**WHAT YOU SHOULD DO**
Each line from the one containing "Give me the Plotly.js source for this chart." through the one containing "var categoryPos = [1, 2, 3, 4, 5, 6];" is to be retyped exactly, both end lines included, and all other lines left out.
#### ENTRIES SHOWN ####
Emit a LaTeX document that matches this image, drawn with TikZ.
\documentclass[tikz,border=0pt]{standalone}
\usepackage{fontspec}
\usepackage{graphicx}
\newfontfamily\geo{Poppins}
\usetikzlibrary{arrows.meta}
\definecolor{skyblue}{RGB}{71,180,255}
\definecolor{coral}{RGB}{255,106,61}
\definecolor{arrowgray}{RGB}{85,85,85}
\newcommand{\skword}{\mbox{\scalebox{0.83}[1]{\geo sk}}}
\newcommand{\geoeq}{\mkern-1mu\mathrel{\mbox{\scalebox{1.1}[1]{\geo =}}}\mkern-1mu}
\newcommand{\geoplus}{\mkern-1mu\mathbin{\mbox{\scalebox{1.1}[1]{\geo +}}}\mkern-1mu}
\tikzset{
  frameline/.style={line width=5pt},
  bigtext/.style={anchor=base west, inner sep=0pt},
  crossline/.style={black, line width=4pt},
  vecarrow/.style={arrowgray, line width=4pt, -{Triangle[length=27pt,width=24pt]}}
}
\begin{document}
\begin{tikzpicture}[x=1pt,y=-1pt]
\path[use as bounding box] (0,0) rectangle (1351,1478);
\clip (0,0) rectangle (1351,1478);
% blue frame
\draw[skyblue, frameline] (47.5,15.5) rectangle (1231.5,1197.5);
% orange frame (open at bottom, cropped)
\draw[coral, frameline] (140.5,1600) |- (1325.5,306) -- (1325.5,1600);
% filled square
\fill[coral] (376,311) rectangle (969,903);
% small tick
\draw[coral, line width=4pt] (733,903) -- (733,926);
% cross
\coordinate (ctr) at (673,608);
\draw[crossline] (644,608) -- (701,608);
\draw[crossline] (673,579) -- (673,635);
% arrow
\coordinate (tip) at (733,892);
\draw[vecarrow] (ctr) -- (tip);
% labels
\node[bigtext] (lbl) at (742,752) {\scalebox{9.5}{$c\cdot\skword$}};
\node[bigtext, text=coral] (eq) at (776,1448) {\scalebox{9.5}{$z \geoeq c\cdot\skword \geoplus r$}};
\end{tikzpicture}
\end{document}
####
#### ENTRIES SHOWN ####
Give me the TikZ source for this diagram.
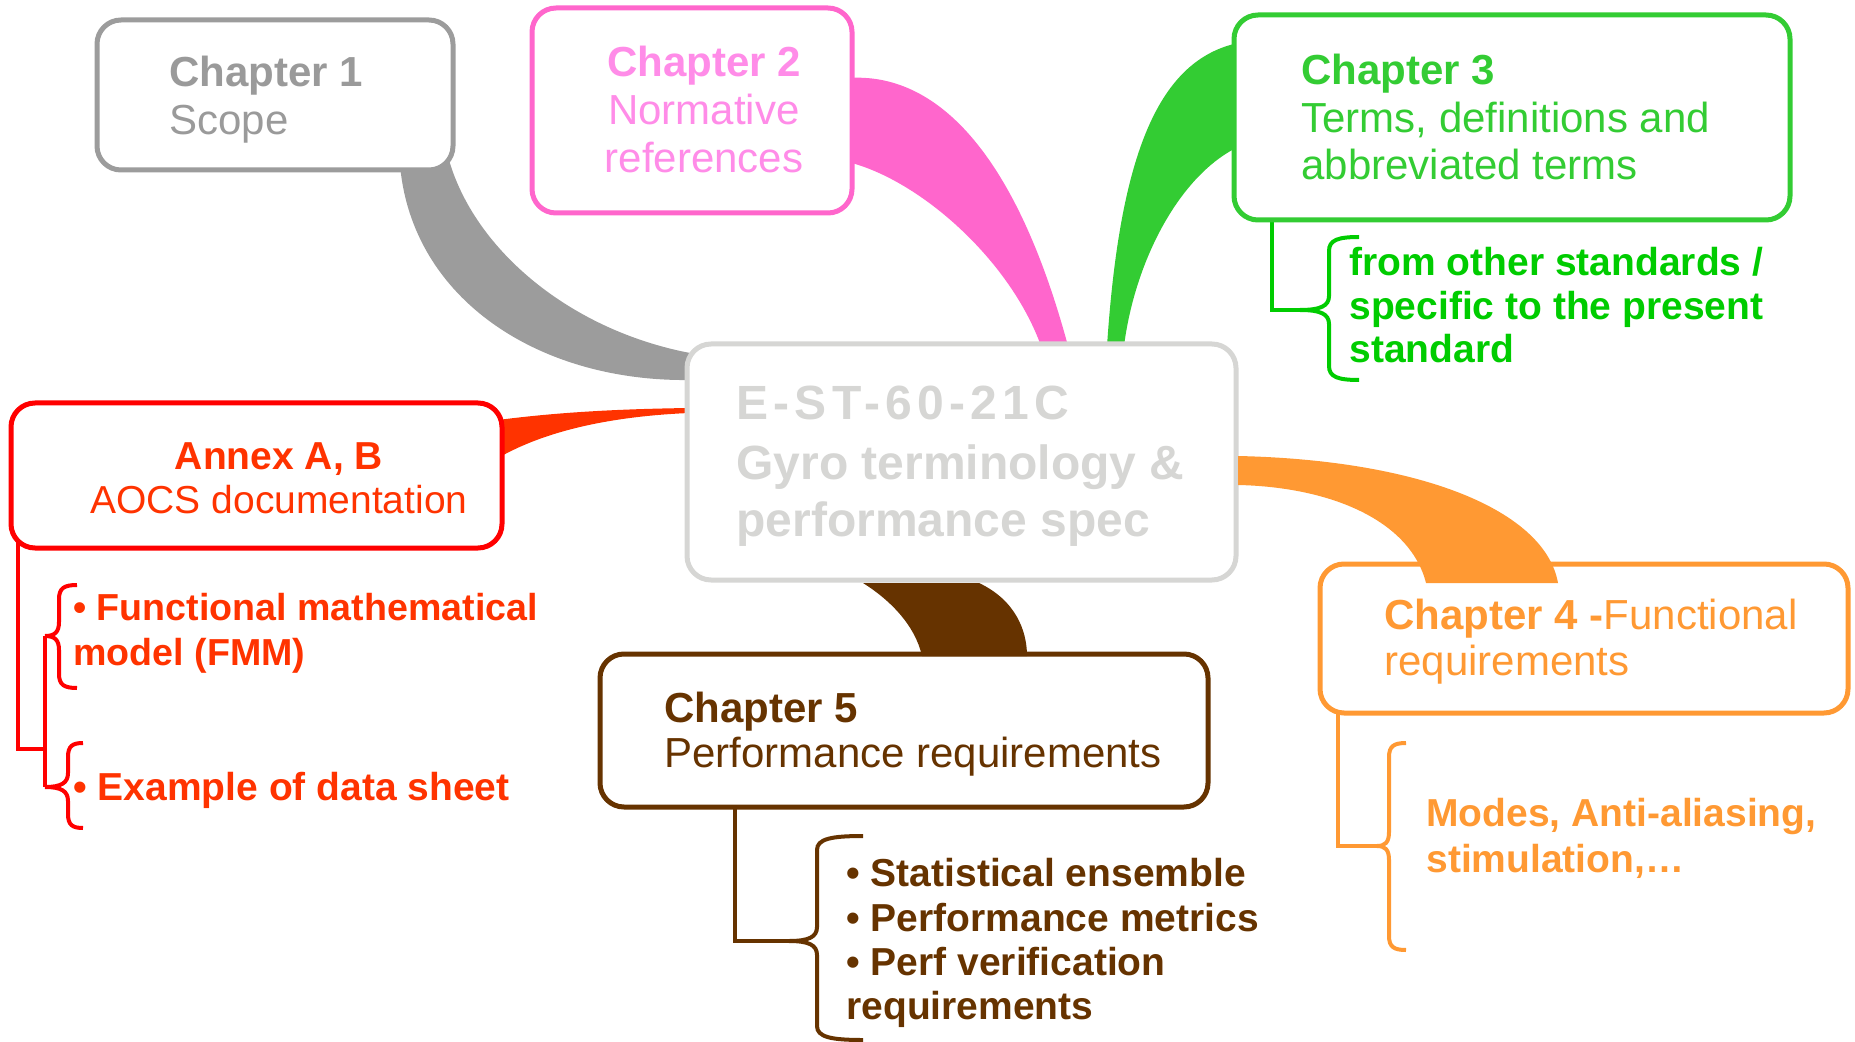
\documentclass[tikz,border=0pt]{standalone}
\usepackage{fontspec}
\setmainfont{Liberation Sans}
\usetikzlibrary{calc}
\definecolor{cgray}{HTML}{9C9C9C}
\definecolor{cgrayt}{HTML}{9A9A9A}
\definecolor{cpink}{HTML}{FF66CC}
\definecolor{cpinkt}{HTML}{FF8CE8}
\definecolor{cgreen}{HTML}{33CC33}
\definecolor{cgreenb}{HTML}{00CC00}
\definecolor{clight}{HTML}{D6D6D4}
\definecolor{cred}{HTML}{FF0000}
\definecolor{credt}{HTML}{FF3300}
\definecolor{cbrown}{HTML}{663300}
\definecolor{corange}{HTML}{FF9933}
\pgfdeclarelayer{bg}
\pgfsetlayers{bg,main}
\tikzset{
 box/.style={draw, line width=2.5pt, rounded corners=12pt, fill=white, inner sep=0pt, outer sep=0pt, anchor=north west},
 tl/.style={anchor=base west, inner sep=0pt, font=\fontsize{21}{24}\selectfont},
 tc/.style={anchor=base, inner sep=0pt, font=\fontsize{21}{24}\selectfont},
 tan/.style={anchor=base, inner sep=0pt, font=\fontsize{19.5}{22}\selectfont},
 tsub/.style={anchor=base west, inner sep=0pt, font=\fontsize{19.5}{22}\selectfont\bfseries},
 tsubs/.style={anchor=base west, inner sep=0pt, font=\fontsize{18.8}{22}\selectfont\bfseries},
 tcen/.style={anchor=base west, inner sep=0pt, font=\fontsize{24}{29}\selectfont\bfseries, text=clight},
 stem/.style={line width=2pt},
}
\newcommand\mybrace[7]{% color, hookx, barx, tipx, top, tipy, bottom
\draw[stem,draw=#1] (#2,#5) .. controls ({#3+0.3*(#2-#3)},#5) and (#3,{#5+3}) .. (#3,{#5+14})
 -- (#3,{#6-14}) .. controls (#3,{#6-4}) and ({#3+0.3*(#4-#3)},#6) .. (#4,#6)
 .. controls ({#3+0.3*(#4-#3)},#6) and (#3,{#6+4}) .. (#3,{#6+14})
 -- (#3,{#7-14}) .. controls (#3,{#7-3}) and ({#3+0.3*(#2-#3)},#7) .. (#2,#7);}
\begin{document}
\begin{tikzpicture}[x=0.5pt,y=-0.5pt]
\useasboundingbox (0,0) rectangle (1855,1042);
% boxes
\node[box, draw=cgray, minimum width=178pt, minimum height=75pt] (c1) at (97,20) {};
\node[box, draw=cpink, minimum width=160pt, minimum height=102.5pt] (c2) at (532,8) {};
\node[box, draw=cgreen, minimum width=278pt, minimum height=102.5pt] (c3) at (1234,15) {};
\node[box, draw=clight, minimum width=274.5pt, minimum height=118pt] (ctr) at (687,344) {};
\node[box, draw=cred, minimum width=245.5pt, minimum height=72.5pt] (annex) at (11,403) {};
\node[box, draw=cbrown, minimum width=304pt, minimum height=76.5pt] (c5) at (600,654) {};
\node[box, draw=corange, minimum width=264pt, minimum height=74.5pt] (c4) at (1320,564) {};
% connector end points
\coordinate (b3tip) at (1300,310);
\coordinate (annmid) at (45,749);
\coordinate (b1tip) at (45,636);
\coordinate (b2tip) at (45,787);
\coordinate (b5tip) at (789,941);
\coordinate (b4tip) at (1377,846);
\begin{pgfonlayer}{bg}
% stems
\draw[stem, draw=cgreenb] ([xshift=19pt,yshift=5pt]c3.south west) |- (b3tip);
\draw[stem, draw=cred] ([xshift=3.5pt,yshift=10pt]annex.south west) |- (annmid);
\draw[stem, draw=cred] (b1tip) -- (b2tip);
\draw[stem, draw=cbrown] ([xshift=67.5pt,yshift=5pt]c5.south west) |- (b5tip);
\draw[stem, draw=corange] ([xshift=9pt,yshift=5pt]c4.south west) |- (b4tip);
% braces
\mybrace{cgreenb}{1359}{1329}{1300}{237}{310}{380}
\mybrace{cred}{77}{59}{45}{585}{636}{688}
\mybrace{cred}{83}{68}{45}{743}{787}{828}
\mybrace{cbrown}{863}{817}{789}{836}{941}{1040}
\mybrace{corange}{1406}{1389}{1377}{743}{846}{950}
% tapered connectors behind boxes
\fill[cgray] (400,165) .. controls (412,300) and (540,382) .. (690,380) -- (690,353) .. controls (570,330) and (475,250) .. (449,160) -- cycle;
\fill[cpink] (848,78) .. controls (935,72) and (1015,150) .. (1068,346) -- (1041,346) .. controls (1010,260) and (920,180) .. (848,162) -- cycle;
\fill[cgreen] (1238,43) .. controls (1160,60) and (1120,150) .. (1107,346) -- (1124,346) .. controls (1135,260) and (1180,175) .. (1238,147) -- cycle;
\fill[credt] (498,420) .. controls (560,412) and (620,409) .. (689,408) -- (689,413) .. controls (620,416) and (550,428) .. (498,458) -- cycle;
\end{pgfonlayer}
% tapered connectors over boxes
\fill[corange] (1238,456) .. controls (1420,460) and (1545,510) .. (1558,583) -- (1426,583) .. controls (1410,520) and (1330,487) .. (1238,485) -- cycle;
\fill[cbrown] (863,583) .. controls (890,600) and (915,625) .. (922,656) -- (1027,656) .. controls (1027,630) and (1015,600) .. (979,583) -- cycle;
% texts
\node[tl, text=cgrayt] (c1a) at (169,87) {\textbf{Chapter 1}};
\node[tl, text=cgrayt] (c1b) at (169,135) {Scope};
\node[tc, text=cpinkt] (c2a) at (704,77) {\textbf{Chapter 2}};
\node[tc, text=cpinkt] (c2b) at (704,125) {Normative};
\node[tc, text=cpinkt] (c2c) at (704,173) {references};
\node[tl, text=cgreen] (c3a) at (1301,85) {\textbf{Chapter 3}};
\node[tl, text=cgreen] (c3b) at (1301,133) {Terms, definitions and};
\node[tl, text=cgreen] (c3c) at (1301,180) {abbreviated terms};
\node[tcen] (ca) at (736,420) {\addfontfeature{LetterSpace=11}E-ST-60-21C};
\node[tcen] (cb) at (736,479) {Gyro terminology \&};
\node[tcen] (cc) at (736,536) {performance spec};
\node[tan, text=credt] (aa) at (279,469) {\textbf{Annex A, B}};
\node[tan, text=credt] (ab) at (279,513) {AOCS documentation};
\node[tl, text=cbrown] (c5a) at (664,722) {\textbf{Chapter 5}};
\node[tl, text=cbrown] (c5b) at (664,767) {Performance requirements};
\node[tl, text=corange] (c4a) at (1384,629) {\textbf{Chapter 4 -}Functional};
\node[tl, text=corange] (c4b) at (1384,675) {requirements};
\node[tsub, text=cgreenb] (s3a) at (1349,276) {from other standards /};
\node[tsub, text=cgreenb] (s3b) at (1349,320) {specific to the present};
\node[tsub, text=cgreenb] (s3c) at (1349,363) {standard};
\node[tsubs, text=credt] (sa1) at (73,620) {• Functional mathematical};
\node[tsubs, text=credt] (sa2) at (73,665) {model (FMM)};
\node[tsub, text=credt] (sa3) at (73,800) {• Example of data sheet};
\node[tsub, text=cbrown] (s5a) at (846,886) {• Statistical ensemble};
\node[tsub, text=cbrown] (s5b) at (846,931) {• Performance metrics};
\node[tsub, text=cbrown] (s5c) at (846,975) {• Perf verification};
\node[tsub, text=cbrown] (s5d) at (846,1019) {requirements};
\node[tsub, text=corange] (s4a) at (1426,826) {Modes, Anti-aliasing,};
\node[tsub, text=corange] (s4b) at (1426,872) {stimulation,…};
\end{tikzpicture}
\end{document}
####
#### ENTRIES SHOWN ####
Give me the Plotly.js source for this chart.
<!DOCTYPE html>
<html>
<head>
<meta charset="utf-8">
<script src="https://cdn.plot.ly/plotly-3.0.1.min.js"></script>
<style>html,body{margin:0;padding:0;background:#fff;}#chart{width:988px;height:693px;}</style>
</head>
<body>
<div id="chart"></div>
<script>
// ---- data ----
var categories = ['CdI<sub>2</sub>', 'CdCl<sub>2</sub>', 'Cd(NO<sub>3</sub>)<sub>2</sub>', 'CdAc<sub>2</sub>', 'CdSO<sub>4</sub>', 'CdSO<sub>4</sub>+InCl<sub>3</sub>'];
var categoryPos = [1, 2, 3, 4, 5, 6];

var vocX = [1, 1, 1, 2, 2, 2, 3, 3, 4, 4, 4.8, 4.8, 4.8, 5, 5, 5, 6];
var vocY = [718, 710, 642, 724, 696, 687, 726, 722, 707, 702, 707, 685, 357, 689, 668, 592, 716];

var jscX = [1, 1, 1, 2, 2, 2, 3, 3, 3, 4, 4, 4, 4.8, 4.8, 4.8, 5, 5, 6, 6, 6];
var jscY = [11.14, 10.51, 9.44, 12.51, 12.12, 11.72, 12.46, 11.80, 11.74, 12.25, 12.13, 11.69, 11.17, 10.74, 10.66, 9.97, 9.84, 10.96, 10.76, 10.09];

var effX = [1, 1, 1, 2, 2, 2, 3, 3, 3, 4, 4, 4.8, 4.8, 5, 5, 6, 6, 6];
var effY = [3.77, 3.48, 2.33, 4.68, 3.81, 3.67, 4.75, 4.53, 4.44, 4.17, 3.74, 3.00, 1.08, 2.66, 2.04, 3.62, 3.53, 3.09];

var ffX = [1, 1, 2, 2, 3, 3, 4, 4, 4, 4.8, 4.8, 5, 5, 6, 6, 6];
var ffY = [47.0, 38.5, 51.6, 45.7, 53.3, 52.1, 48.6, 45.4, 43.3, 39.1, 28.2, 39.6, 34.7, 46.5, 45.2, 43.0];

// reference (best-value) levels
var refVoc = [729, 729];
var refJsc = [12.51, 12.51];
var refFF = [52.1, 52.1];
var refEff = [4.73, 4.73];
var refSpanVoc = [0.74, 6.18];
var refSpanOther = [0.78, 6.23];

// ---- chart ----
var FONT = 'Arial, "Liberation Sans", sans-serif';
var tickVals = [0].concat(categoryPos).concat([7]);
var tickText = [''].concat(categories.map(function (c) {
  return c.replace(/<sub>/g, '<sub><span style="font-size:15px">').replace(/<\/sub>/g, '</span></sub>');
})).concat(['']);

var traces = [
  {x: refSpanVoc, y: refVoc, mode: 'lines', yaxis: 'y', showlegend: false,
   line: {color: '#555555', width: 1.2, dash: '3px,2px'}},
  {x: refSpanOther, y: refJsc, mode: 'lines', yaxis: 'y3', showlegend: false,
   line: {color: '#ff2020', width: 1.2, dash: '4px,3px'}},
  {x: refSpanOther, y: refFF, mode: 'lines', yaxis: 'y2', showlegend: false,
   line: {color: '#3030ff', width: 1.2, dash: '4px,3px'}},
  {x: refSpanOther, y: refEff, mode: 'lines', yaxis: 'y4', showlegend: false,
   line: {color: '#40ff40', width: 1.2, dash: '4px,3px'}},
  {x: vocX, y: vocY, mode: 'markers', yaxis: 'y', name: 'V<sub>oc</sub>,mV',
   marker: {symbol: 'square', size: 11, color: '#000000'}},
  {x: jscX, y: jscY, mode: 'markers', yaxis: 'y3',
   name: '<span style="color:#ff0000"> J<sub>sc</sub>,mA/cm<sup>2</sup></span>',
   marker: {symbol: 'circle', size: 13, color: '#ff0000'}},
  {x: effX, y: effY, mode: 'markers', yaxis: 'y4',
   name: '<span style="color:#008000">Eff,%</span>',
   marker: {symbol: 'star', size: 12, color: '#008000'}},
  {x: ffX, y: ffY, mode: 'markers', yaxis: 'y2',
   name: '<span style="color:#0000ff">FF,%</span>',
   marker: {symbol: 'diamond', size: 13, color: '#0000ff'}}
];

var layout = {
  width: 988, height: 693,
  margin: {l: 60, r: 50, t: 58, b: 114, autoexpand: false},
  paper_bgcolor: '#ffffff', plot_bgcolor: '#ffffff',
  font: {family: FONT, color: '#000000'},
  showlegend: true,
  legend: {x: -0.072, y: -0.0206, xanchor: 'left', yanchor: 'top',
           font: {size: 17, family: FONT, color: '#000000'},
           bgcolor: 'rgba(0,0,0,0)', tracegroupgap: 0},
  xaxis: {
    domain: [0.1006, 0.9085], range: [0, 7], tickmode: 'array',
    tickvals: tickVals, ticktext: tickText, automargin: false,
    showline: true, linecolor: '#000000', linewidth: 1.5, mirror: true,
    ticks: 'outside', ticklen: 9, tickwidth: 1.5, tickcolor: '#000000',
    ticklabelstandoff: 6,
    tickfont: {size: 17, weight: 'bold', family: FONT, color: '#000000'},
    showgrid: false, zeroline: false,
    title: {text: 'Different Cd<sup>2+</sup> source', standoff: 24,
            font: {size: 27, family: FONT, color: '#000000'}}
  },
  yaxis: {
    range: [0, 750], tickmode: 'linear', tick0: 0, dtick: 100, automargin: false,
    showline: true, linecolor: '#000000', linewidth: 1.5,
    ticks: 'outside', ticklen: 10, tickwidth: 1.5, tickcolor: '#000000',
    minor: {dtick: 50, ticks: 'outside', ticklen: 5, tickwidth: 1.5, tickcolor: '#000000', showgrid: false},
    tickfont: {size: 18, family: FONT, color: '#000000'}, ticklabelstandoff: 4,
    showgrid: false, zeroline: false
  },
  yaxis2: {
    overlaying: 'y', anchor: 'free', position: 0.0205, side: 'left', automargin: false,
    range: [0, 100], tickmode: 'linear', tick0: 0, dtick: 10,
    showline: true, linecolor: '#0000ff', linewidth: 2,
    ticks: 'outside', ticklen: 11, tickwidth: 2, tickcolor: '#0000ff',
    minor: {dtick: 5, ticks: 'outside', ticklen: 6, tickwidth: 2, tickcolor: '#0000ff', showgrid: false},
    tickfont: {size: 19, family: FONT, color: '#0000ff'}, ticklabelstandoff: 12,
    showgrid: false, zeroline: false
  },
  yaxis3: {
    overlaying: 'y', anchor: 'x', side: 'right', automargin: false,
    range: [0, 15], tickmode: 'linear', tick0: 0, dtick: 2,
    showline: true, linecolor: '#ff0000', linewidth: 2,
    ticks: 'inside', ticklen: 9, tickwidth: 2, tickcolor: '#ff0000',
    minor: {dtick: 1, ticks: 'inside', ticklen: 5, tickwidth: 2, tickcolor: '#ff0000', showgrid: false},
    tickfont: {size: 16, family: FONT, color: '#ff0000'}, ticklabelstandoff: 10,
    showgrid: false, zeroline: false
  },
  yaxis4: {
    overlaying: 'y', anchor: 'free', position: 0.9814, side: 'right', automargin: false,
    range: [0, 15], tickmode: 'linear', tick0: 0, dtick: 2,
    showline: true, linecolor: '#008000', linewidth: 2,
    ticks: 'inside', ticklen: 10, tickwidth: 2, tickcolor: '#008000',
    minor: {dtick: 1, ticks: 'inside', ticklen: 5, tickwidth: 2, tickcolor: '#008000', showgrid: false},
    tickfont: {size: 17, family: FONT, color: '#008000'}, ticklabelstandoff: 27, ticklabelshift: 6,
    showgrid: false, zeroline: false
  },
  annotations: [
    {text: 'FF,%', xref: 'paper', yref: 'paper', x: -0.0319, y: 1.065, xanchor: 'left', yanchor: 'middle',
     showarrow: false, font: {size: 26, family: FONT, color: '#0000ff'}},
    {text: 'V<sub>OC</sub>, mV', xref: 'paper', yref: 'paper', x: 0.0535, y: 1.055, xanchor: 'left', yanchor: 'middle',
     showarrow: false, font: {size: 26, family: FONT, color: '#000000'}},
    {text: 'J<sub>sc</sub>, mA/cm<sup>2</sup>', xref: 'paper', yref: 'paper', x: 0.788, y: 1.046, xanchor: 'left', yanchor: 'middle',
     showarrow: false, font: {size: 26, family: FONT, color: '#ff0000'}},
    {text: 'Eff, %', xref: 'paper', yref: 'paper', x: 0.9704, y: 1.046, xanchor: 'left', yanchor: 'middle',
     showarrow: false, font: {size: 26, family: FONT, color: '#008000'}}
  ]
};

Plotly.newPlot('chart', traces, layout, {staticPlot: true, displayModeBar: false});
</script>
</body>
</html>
####
**ANSWER TO THIS EXERCISE**
Give me the Plotly.js source for this chart.
<!DOCTYPE html>
<html>
<head>
<meta charset="utf-8">
<script src="https://cdn.plot.ly/plotly-3.0.1.min.js"></script>
<style>html,body{margin:0;padding:0;background:#fff;}#chart{width:988px;height:693px;}</style>
</head>
<body>
<div id="chart"></div>
<script>
// ---- data ----
var categories = ['CdI<sub>2</sub>', 'CdCl<sub>2</sub>', 'Cd(NO<sub>3</sub>)<sub>2</sub>', 'CdAc<sub>2</sub>', 'CdSO<sub>4</sub>', 'CdSO<sub>4</sub>+InCl<sub>3</sub>'];
var categoryPos = [1, 2, 3, 4, 5, 6];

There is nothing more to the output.